We are desperate, looking for such small signs of hope. But when you are desperate, in despair, small hope is better than none.
 
As for the war that was a very clever move. Any small war would have done at the time - its noise and distraction and patriotic publicity won her another election. She was a clever girl.
 
Anyone rejoicing over the death of any person really need to look at themselves but since it's the UK, this doesn't surprise me one little bit.

Envy of her achievements perhaps? Who knows.
I fully agree, while I may or may not agree with a persons policies or beliefs, I find anyone rejoicing over anyone's death is sick.

Affected minority or not, take the higher path and react to the death of anyone for the tragedy it is, rejoicing in death just makes you look tasteless.
 
Margaret Thatcher..... I guess that's the one who declared war against a small tiny island :confused:

tumblr_lthhihJULx1r4alnuo1_500.jpg


If serious, go back to school. Shocking how out of touch people can be.
 
She was great, Britain was in tatters in 78 when she came in, rubbish on the streets everywhere and people not even being buried because of striking, she kicked the left wingers into touch and got rid of the unions that were ruining this country. It was great to watch.

RIP
 
I fully agree, while I may or may not agree with a persons policies or beliefs, I find anyone rejoicing over anyone's death is sick.

I have explained the rejoicing is not about the personal death but at the symbolic end of an age of suffering.
See my post which starts by addressing Shelley above.

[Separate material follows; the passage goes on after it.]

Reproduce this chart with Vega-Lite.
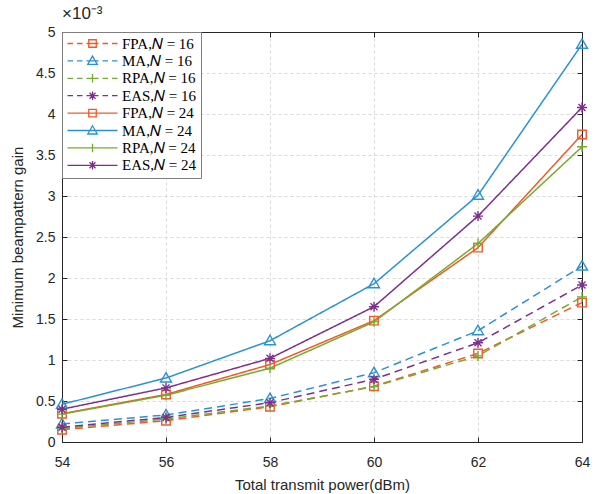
{
  "$schema": "https://vega.github.io/schema/vega-lite/v6.json",
  "autosize": {"type": "none"},
  "padding": {"left": 62, "top": 32, "right": 15, "bottom": 52},
  "width": 520,
  "height": 410,
  "background": "white",
  "title": {"text": "×10⁻³", "anchor": "start", "frame": "group", "fontSize": 17, "font": "Liberation Sans", "fontWeight": "normal", "color": "#262626", "offset": 2},
  "config": {
    "view": {"stroke": null},
    "axis": {"domainColor": "#262626", "tickColor": "#262626", "labelColor": "#262626", "titleColor": "#262626", "labelFont": "Liberation Sans", "titleFont": "Liberation Sans", "labelFontSize": 14, "titleFontSize": 15, "titleFontWeight": "normal", "gridColor": "#d9d9d9", "gridDash": [3, 3], "domainWidth": 1, "tickWidth": 1, "labelFlush": false},
    "legend": {"orient": "top-left", "offset": 0, "padding": 4, "title": null, "strokeColor": "#7f7f7f", "fillColor": "white",
               "labelFont": "Liberation Serif", "labelFontSize": 15, "labelColor": "#000000", "symbolSize": 100, "symbolOffset": 19, "labelOffset": 22, "rowPadding": 1.4, "symbolStrokeWidth": 1.3}
  },
  "data": {"values": [
    {"series": "FPA,𝑁 = 16", "method": "FPA", "N": 16, "power": 54, "gain": 0.15},
    {"series": "FPA,𝑁 = 16", "method": "FPA", "N": 16, "power": 56, "gain": 0.26},
    {"series": "FPA,𝑁 = 16", "method": "FPA", "N": 16, "power": 58, "gain": 0.43},
    {"series": "FPA,𝑁 = 16", "method": "FPA", "N": 16, "power": 60, "gain": 0.68},
    {"series": "FPA,𝑁 = 16", "method": "FPA", "N": 16, "power": 62, "gain": 1.08},
    {"series": "FPA,𝑁 = 16", "method": "FPA", "N": 16, "power": 64, "gain": 1.70},
    {"series": "MA,𝑁 = 16", "method": "MA", "N": 16, "power": 54, "gain": 0.22},
    {"series": "MA,𝑁 = 16", "method": "MA", "N": 16, "power": 56, "gain": 0.33},
    {"series": "MA,𝑁 = 16", "method": "MA", "N": 16, "power": 58, "gain": 0.53},
    {"series": "MA,𝑁 = 16", "method": "MA", "N": 16, "power": 60, "gain": 0.845},
    {"series": "MA,𝑁 = 16", "method": "MA", "N": 16, "power": 62, "gain": 1.357},
    {"series": "MA,𝑁 = 16", "method": "MA", "N": 16, "power": 64, "gain": 2.146},
    {"series": "RPA,𝑁 = 16", "method": "RPA", "N": 16, "power": 54, "gain": 0.165},
    {"series": "RPA,𝑁 = 16", "method": "RPA", "N": 16, "power": 56, "gain": 0.28},
    {"series": "RPA,𝑁 = 16", "method": "RPA", "N": 16, "power": 58, "gain": 0.44},
    {"series": "RPA,𝑁 = 16", "method": "RPA", "N": 16, "power": 60, "gain": 0.675},
    {"series": "RPA,𝑁 = 16", "method": "RPA", "N": 16, "power": 62, "gain": 1.05},
    {"series": "RPA,𝑁 = 16", "method": "RPA", "N": 16, "power": 64, "gain": 1.77},
    {"series": "EAS,𝑁 = 16", "method": "EAS", "N": 16, "power": 54, "gain": 0.18},
    {"series": "EAS,𝑁 = 16", "method": "EAS", "N": 16, "power": 56, "gain": 0.30},
    {"series": "EAS,𝑁 = 16", "method": "EAS", "N": 16, "power": 58, "gain": 0.48},
    {"series": "EAS,𝑁 = 16", "method": "EAS", "N": 16, "power": 60, "gain": 0.765},
    {"series": "EAS,𝑁 = 16", "method": "EAS", "N": 16, "power": 62, "gain": 1.21},
    {"series": "EAS,𝑁 = 16", "method": "EAS", "N": 16, "power": 64, "gain": 1.915},
    {"series": "FPA,𝑁 = 24", "method": "FPA", "N": 24, "power": 54, "gain": 0.345},
    {"series": "FPA,𝑁 = 24", "method": "FPA", "N": 24, "power": 56, "gain": 0.58},
    {"series": "FPA,𝑁 = 24", "method": "FPA", "N": 24, "power": 58, "gain": 0.945},
    {"series": "FPA,𝑁 = 24", "method": "FPA", "N": 24, "power": 60, "gain": 1.48},
    {"series": "FPA,𝑁 = 24", "method": "FPA", "N": 24, "power": 62, "gain": 2.37},
    {"series": "FPA,𝑁 = 24", "method": "FPA", "N": 24, "power": 64, "gain": 3.75},
    {"series": "MA,𝑁 = 24", "method": "MA", "N": 24, "power": 54, "gain": 0.46},
    {"series": "MA,𝑁 = 24", "method": "MA", "N": 24, "power": 56, "gain": 0.78},
    {"series": "MA,𝑁 = 24", "method": "MA", "N": 24, "power": 58, "gain": 1.235},
    {"series": "MA,𝑁 = 24", "method": "MA", "N": 24, "power": 60, "gain": 1.93},
    {"series": "MA,𝑁 = 24", "method": "MA", "N": 24, "power": 62, "gain": 3.01},
    {"series": "MA,𝑁 = 24", "method": "MA", "N": 24, "power": 64, "gain": 4.85},
    {"series": "RPA,𝑁 = 24", "method": "RPA", "N": 24, "power": 54, "gain": 0.34},
    {"series": "RPA,𝑁 = 24", "method": "RPA", "N": 24, "power": 56, "gain": 0.57},
    {"series": "RPA,𝑁 = 24", "method": "RPA", "N": 24, "power": 58, "gain": 0.90},
    {"series": "RPA,𝑁 = 24", "method": "RPA", "N": 24, "power": 60, "gain": 1.465},
    {"series": "RPA,𝑁 = 24", "method": "RPA", "N": 24, "power": 62, "gain": 2.42},
    {"series": "RPA,𝑁 = 24", "method": "RPA", "N": 24, "power": 64, "gain": 3.60},
    {"series": "EAS,𝑁 = 24", "method": "EAS", "N": 24, "power": 54, "gain": 0.40},
    {"series": "EAS,𝑁 = 24", "method": "EAS", "N": 24, "power": 56, "gain": 0.66},
    {"series": "EAS,𝑁 = 24", "method": "EAS", "N": 24, "power": 58, "gain": 1.02},
    {"series": "EAS,𝑁 = 24", "method": "EAS", "N": 24, "power": 60, "gain": 1.65},
    {"series": "EAS,𝑁 = 24", "method": "EAS", "N": 24, "power": 62, "gain": 2.755},
    {"series": "EAS,𝑁 = 24", "method": "EAS", "N": 24, "power": 64, "gain": 4.08}
  ]},
  "resolve": {"axis": {"x": "independent", "y": "independent"}},
  "layer": [
    {
      "mark": {"type": "line", "strokeWidth": 1.5},
      "encoding": {
        "x": {"field": "power", "type": "quantitative", "scale": {"domain": [54, 64], "nice": false, "zero": false},
              "axis": {"values": [54, 56, 58, 60, 62, 64], "format": "d", "grid": true, "tickSize": -5, "labelPadding": 18, "title": "Total transmit power(dBm)", "titlePadding": 8}},
        "y": {"field": "gain", "type": "quantitative", "scale": {"domain": [0, 5], "nice": false, "zero": true},
              "axis": {"values": [0, 0.5, 1, 1.5, 2, 2.5, 3, 3.5, 4, 4.5, 5], "labelExpr": "'' + datum.value", "grid": true, "tickSize": -5, "labelPadding": 12, "title": "Minimum beampattern gain", "titlePadding": 10}},
        "color": {"field": "series", "type": "nominal",
                  "scale": {"domain": ["FPA,𝑁 = 16", "MA,𝑁 = 16", "RPA,𝑁 = 16", "EAS,𝑁 = 16", "FPA,𝑁 = 24", "MA,𝑁 = 24", "RPA,𝑁 = 24", "EAS,𝑁 = 24"],
                            "range": ["#F05A28", "#2A93CF", "#77AC30", "#7E2F8E", "#F05A28", "#2A93CF", "#77AC30", "#7E2F8E"]},
                  "legend": {"encode": {"symbols": {"update": {
                               "shape": {"signal": "(indexof(datum.value,'FPA')==0 ? 'M-0.75,-0.75H0.75V0.75H-0.75Z' : indexof(datum.value,'MA')==0 ? 'M0,-0.95L0.95,0.7H-0.95Z' : indexof(datum.value,'RPA')==0 ? 'M-0.85,0H0.85M0,-0.85V0.85' : 'M-0.85,0H0.85M0,-0.85V0.85M-0.6,-0.6L0.6,0.6M-0.6,0.6L0.6,-0.6') + (indexof(datum.value,'16')>0 ? 'M-5,0H-3.9M-3.1,0H-2M-1.2,0H1.2M2,0H3.1M3.9,0H5' : 'M-5,0H5')"},
                               "fill": {"value": "transparent"},
                               "opacity": {"value": 1},
                               "strokeDash": {"value": []}
                             }}}}},
        "strokeDash": {"field": "N", "type": "nominal", "scale": {"domain": [16, 24], "range": [[8, 5], [1, 0]]}, "legend": null},
        "detail": {"field": "series"}
      }
    },
    {
      "mark": {"type": "point", "filled": false, "strokeWidth": 1.4, "size": 100, "opacity": 1},
      "encoding": {
        "x": {"field": "power", "type": "quantitative", "axis": {"orient": "top", "values": [54, 56, 58, 60, 62, 64], "labels": false, "tickSize": -5, "grid": false, "title": null}},
        "y": {"field": "gain", "type": "quantitative", "axis": {"orient": "right", "values": [0, 0.5, 1, 1.5, 2, 2.5, 3, 3.5, 4, 4.5, 5], "labels": false, "tickSize": -5, "grid": false, "title": null}},
        "color": {"field": "series", "type": "nominal",
                  "legend": {"encode": {"symbols": {"update": {
                               "shape": {"signal": "(indexof(datum.value,'FPA')==0 ? 'M-0.75,-0.75H0.75V0.75H-0.75Z' : indexof(datum.value,'MA')==0 ? 'M0,-0.95L0.95,0.7H-0.95Z' : indexof(datum.value,'RPA')==0 ? 'M-0.85,0H0.85M0,-0.85V0.85' : 'M-0.85,0H0.85M0,-0.85V0.85M-0.6,-0.6L0.6,0.6M-0.6,0.6L0.6,-0.6') + (indexof(datum.value,'16')>0 ? 'M-5,0H-3.9M-3.1,0H-2M-1.2,0H1.2M2,0H3.1M3.9,0H5' : 'M-5,0H5')"},
                               "fill": {"value": "transparent"},
                               "opacity": {"value": 1},
                               "strokeDash": {"value": []}
                             }}}}},
        "shape": {"field": "method", "type": "nominal", "legend": null,
                  "scale": {"domain": ["FPA", "MA", "RPA", "EAS"],
                            "range": ["M-0.85,-0.85H0.85V0.85H-0.85Z", "M0,-1.1L1.1,0.8H-1.1Z", "M-1,0H1M0,-1V1", "M-1,0H1M0,-1V1M-0.7,-0.7L0.7,0.7M-0.7,0.7L0.7,-0.7"]}}
      }
    }
  ]
}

Affected minority or not, take the higher path and react to the death of anyone for the tragedy it is, rejoicing in death just makes you look tasteless.

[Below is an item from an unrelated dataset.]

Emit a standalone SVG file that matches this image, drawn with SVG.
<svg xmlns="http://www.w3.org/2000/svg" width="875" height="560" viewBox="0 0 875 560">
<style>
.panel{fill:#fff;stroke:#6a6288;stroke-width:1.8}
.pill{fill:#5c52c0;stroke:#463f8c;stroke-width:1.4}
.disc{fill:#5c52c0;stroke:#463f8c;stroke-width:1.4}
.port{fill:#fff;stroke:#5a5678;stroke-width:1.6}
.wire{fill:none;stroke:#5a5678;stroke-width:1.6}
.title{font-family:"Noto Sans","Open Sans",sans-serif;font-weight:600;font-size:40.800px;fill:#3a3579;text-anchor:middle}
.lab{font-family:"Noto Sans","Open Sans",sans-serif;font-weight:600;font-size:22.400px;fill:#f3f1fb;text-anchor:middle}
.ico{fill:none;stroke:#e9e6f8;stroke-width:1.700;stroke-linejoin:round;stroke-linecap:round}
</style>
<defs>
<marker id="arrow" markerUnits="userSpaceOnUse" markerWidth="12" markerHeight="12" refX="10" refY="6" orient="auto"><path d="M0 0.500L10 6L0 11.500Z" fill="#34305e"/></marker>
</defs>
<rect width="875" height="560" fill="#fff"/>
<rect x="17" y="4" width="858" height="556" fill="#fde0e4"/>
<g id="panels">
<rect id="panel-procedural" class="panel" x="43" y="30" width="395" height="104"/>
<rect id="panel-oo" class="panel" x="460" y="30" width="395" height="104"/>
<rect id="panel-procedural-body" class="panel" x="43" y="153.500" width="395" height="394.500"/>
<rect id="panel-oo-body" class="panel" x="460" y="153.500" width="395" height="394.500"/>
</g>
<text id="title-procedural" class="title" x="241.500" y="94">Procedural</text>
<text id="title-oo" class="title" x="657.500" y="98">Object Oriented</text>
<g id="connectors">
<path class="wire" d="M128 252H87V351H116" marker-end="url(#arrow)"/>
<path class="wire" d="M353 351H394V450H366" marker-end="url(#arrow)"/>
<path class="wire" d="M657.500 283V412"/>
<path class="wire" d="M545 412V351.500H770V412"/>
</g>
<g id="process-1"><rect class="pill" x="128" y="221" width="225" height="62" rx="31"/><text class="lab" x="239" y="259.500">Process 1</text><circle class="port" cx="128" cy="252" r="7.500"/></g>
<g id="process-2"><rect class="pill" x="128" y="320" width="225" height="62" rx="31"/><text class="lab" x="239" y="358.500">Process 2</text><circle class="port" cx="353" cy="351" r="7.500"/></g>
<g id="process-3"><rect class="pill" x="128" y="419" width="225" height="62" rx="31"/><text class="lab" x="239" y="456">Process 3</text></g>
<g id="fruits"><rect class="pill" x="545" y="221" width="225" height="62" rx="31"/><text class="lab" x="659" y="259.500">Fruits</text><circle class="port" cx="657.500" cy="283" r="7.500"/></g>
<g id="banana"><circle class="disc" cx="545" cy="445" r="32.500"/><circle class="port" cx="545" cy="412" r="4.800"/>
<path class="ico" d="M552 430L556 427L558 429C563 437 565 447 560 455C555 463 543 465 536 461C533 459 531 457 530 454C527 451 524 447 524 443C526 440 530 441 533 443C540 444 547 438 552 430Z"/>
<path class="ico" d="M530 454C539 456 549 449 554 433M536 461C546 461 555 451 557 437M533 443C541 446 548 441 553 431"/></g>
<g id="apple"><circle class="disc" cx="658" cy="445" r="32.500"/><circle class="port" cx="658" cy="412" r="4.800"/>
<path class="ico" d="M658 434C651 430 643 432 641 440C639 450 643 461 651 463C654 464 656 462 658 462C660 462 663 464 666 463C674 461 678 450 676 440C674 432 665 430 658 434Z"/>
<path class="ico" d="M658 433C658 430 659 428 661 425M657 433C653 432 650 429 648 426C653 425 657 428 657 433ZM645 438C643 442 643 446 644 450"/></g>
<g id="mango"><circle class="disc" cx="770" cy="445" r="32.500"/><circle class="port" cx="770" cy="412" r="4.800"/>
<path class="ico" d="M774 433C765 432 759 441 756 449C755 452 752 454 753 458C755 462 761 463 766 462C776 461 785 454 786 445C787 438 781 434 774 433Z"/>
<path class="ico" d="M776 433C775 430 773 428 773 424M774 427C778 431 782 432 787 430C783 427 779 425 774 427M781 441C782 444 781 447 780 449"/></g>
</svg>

I'm not sure if anyone would see death as "the tragedy it is" in such an absolute and universal way.
In this case for example it would have been a very welcomed event. the lady was physically and mentally decrepit, with not much left at all of the personality and mind which some have admired, and even those who loathe her recognise she was clever.
To be a barely half alive creature is tragic. For that state to end is not.
Many others find death a kind and welcoming embrace - others with agonising conditions facing worse to come especially loss of mental ability and identity - sometimes those widowed late in life to whom their loss is unbearable so the time left is simply waiting to die.

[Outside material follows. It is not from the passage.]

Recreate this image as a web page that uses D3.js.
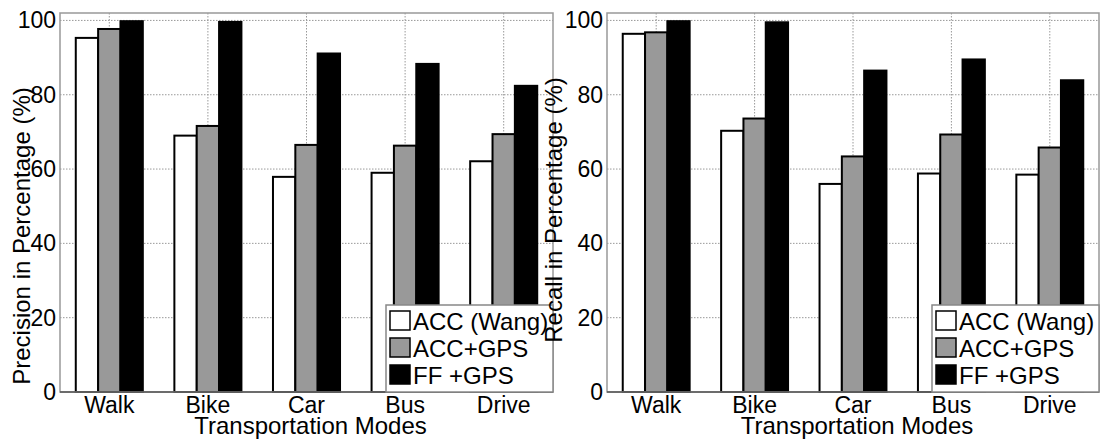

I have held the dying in different situations, in different faith settings, and by no means all dread it.
In many religious paths death is interpreted as liberation so rejoicing is entirely appropriate, not tasteless at all. There is understanding that the bereaved may feel distress but even that is tempered (in these traditions) by expecting to rejoin the dead person before very long.
It is well known among hospice workers however that fundamentalist Christians are poorly equipped to face death and need a lot more support than others. They discover they are jsut like everyone else, not the superior elite they thought themselves to be and the shock and anger can unhinge them after a whole life of an unhelpful and rigid mindset.
In the secular traditions close relatives or friends who have been forced to watch long periods of pain or indignity, or both, the death is a happy event. It releases the trapped attendants, and grieving has already been done as they are forced to see the person steadily lose their humanity. The lightness and freedom that follow this kind of death within days, even hours, can range from peacefully happy to ecstatic.